35 operatori Onu morti nel 2009. La protesta del sindacato del personale delle Nazioni
Unite
35 operatori umanitari, 28 civili e 7 soldati impegnati in missioni di pace, vittime
di assalti e attentati omicidi: sono le cifre del drammatico bilancio dei morti nel
2009 tra il personale delle Nazioni Unite. Metà dei caduti, 17 su 35, ha trovato la
morte in Afghanistan e in Pakistan.
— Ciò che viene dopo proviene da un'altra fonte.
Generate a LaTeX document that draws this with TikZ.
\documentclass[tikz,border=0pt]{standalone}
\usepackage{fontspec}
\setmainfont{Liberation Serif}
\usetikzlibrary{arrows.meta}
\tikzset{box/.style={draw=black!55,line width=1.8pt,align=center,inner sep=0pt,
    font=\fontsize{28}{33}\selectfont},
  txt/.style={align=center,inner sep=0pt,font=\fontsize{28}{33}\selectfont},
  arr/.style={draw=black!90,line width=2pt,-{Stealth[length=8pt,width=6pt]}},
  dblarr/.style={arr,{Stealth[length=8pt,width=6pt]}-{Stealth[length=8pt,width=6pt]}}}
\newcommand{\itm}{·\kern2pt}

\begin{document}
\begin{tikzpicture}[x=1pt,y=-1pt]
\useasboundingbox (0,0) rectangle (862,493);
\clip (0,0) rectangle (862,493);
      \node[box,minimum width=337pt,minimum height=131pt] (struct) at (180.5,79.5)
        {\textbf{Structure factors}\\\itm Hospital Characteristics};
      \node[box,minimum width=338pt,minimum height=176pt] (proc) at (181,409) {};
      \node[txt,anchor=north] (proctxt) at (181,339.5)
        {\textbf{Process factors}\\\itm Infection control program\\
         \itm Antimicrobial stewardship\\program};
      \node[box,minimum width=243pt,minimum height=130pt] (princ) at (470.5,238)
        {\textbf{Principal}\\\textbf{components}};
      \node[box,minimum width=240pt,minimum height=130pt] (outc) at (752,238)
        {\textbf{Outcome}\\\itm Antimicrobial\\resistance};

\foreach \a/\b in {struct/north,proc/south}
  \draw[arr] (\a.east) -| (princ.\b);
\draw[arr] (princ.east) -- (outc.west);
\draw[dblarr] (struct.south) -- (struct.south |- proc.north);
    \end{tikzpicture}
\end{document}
Tra i rimanenti, 5 operatori dell’Ufficio per
i rifugiati della Palestina nel Vicino Oriente (Unrwa) sono stati uccisi nel corso
dell’offensiva israeliana contro la striscia di Gaza e 2 hanno trovato la morte in
Somalia. “Ancora una volta – dichiara il presidente del sindacato del personale Onu,
Stephen Kisambira, - lo staff delle Nazioni Unite ha dovuto pagare con la vita i suoi
sforzi per assistere le popolazioni in difficoltà”. Kisambira parla di una “tendenza
scioccante a considerare deliberatamente l’Onu un bersaglio” e rammenta che “50 anni
dopo l’adozione della Convenzione sulla sicurezza del personale Onu, 104 Stati membri
non l’hanno ancora ratificata”, mentre il Protocollo facoltativo del 2005, ratificato
solo da una ventina di Stati membri, “non è mai entrato in vigore”. La ratifica dei
due documenti dimostrerebbe, secondo lo stesso dirigente, la seria volontà e l’impegno
degli Stati membri dell’Onu “di proteggerne il personale” e il loro apprezzamento
“del ruolo delle Nazioni Unite nel mantenimento della pace e nella promozione dello
sviluppo nelle aree più arretrate del pianeta”. (R.G.)